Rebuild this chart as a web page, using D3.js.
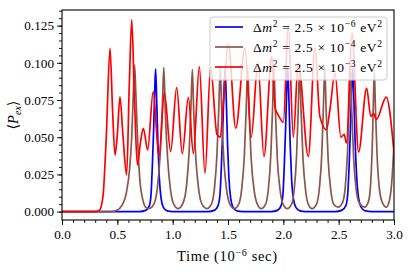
--
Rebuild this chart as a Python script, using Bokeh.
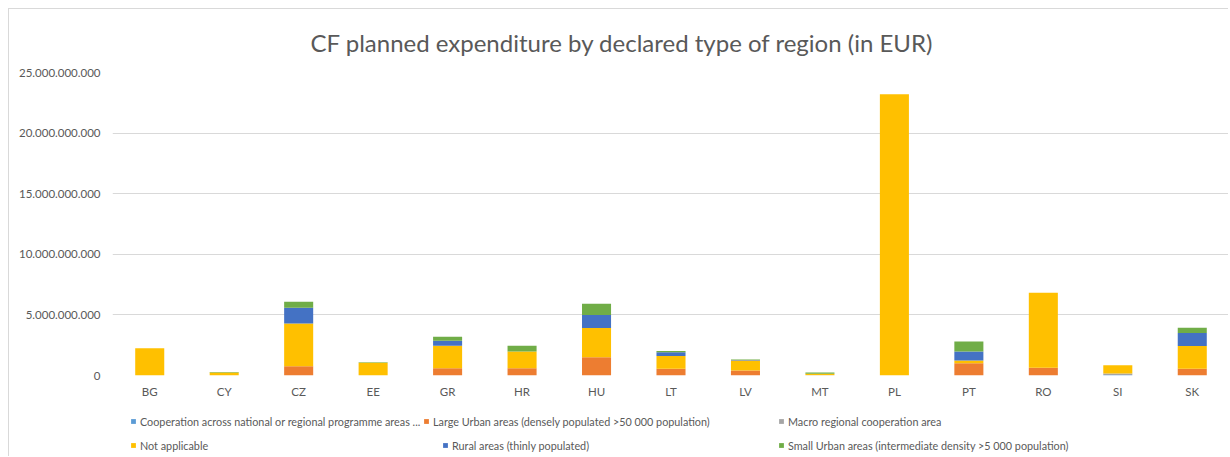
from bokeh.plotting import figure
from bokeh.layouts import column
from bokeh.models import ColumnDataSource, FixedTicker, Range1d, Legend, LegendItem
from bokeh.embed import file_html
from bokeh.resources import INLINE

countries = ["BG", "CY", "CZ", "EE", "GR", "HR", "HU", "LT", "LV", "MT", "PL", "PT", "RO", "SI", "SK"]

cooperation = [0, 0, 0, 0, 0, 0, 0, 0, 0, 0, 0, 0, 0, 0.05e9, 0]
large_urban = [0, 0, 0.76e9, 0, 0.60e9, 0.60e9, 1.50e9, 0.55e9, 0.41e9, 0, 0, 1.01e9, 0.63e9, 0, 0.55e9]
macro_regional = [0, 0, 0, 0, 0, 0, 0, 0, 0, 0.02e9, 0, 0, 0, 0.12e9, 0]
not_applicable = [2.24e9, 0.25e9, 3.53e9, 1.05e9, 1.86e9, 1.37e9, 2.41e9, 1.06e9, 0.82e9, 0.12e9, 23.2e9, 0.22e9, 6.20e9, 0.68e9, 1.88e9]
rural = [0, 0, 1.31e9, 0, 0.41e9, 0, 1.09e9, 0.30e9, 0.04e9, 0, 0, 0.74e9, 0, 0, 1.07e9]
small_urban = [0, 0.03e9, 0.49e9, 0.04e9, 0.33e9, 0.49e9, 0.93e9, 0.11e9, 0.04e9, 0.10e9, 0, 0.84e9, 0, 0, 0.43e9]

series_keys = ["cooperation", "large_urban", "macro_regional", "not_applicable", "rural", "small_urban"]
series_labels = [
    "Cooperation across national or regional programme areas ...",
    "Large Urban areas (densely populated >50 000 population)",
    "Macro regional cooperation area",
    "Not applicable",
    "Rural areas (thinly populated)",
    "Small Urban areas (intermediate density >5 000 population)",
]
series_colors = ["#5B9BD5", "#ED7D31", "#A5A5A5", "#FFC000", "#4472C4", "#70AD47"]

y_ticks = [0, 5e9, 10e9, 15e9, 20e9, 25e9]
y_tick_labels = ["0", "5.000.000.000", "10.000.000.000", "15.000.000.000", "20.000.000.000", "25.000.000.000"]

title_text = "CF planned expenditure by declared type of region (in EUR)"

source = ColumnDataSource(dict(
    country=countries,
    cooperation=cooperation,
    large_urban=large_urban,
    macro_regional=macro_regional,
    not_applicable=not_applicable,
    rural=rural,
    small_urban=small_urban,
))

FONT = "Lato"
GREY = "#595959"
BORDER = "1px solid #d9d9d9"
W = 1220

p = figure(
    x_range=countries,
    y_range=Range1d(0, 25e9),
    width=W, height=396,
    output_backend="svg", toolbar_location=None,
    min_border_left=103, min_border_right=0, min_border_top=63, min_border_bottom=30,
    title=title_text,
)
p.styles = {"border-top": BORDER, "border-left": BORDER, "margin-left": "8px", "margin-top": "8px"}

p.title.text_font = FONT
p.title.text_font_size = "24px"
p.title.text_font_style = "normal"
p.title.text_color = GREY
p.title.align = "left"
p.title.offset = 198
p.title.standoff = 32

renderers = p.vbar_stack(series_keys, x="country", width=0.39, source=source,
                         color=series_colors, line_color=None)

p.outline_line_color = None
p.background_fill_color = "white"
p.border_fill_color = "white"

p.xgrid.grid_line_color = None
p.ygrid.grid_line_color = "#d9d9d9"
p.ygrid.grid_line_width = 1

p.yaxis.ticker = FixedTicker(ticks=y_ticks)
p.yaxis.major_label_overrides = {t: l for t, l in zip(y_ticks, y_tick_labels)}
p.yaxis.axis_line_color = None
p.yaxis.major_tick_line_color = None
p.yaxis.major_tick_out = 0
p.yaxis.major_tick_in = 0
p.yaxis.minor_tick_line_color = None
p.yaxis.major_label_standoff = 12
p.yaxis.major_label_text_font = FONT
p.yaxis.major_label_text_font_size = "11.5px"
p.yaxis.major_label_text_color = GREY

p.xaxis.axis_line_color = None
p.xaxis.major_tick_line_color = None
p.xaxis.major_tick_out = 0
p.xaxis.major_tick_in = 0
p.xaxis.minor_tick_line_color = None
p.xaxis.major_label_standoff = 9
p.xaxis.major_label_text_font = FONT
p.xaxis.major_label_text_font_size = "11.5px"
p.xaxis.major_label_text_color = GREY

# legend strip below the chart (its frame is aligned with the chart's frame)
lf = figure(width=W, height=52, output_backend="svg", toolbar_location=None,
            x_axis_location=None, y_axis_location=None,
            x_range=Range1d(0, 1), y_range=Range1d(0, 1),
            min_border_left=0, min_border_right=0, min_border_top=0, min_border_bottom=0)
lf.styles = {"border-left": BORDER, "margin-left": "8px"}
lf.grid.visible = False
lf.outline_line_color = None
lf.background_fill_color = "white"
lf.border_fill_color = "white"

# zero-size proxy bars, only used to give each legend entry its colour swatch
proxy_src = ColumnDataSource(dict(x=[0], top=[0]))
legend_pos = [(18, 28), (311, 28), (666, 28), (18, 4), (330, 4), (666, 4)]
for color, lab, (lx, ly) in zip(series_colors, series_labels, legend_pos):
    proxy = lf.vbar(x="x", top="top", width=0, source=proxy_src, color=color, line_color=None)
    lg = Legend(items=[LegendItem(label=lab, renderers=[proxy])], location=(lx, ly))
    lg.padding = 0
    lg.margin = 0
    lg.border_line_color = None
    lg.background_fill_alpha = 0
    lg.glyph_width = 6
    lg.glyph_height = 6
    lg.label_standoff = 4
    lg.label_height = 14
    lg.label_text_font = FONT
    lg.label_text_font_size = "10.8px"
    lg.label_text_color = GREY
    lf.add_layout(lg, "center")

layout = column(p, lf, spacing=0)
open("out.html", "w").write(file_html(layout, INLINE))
---
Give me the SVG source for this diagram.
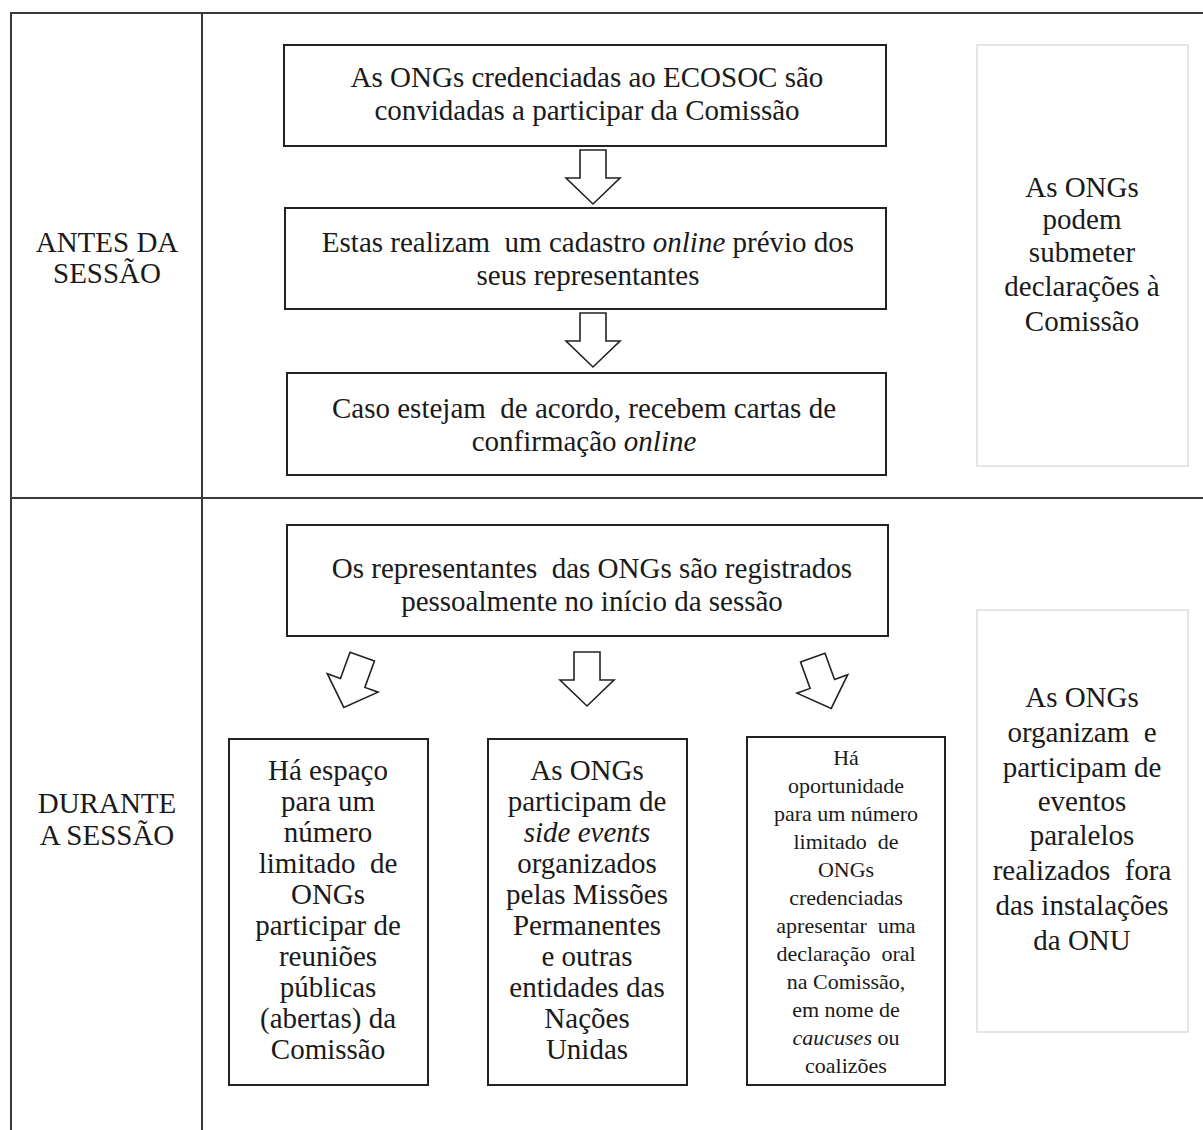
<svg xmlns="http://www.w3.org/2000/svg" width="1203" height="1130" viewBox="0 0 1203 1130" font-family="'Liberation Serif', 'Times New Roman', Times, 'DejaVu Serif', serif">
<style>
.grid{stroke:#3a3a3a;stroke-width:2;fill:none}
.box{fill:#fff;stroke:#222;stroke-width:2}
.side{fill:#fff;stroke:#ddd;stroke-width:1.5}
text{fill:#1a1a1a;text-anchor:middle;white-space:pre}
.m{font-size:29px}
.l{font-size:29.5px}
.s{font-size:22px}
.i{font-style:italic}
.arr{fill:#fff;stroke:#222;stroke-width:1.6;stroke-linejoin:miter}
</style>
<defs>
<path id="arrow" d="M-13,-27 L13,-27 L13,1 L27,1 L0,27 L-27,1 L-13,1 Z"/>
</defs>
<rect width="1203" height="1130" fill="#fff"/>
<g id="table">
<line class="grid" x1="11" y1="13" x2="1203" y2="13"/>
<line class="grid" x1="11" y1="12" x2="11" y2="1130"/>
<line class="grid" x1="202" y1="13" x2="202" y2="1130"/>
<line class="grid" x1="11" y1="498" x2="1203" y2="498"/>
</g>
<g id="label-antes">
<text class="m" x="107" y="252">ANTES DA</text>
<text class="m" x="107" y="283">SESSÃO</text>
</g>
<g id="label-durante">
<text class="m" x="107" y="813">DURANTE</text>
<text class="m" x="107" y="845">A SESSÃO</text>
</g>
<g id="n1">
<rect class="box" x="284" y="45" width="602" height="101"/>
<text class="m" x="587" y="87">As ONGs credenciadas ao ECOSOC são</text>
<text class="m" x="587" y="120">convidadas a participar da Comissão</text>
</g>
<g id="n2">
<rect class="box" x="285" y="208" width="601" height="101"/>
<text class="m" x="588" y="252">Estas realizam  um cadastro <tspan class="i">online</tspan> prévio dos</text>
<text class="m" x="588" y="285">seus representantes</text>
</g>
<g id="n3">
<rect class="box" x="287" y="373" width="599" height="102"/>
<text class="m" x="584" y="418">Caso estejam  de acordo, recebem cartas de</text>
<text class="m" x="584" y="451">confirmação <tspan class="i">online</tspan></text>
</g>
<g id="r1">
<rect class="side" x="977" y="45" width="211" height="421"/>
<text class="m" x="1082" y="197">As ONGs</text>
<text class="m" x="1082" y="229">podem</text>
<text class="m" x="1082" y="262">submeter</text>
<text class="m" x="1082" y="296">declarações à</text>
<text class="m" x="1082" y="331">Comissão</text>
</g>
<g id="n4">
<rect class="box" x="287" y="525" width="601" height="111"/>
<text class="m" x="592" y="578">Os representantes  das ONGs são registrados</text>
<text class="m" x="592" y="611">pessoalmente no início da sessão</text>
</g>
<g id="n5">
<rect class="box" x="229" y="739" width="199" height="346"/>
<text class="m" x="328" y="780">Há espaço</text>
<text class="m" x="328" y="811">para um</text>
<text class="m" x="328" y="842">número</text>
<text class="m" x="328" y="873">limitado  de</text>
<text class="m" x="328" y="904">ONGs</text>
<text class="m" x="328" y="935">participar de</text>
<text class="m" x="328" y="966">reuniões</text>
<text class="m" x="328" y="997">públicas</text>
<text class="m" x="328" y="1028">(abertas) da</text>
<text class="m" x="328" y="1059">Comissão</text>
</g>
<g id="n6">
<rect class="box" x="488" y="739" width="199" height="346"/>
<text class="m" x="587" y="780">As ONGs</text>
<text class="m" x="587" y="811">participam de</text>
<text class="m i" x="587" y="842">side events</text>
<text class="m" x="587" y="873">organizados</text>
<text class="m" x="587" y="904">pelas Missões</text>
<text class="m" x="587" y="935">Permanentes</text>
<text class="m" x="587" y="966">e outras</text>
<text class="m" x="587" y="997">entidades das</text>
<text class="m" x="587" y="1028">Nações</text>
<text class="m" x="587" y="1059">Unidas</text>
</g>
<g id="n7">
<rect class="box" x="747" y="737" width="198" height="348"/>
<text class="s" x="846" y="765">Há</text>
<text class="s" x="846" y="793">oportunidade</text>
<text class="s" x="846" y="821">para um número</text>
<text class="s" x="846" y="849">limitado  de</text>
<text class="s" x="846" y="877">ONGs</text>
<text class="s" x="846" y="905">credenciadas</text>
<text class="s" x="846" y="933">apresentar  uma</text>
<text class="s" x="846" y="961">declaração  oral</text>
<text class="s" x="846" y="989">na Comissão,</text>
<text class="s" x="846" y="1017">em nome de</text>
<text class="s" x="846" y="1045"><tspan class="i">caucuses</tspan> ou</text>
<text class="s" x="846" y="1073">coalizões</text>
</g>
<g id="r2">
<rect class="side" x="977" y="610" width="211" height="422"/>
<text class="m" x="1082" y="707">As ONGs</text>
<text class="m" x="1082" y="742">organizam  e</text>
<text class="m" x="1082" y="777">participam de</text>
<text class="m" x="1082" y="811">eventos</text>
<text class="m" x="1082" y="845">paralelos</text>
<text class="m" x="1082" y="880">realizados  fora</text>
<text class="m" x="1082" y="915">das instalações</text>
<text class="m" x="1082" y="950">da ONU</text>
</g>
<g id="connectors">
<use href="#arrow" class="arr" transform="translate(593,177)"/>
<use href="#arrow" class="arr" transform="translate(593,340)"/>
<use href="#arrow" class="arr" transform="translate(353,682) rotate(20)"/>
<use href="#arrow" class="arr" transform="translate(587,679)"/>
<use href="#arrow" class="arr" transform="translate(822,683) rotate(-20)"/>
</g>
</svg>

• Exercise requirements: Write out every line of the preceding listing that contains "this".

• Exercise solution:
Rebuild this chart as a web page, using D3.js.
Rebuild this chart as a Python script, using Bokeh.
Give me the SVG source for this diagram.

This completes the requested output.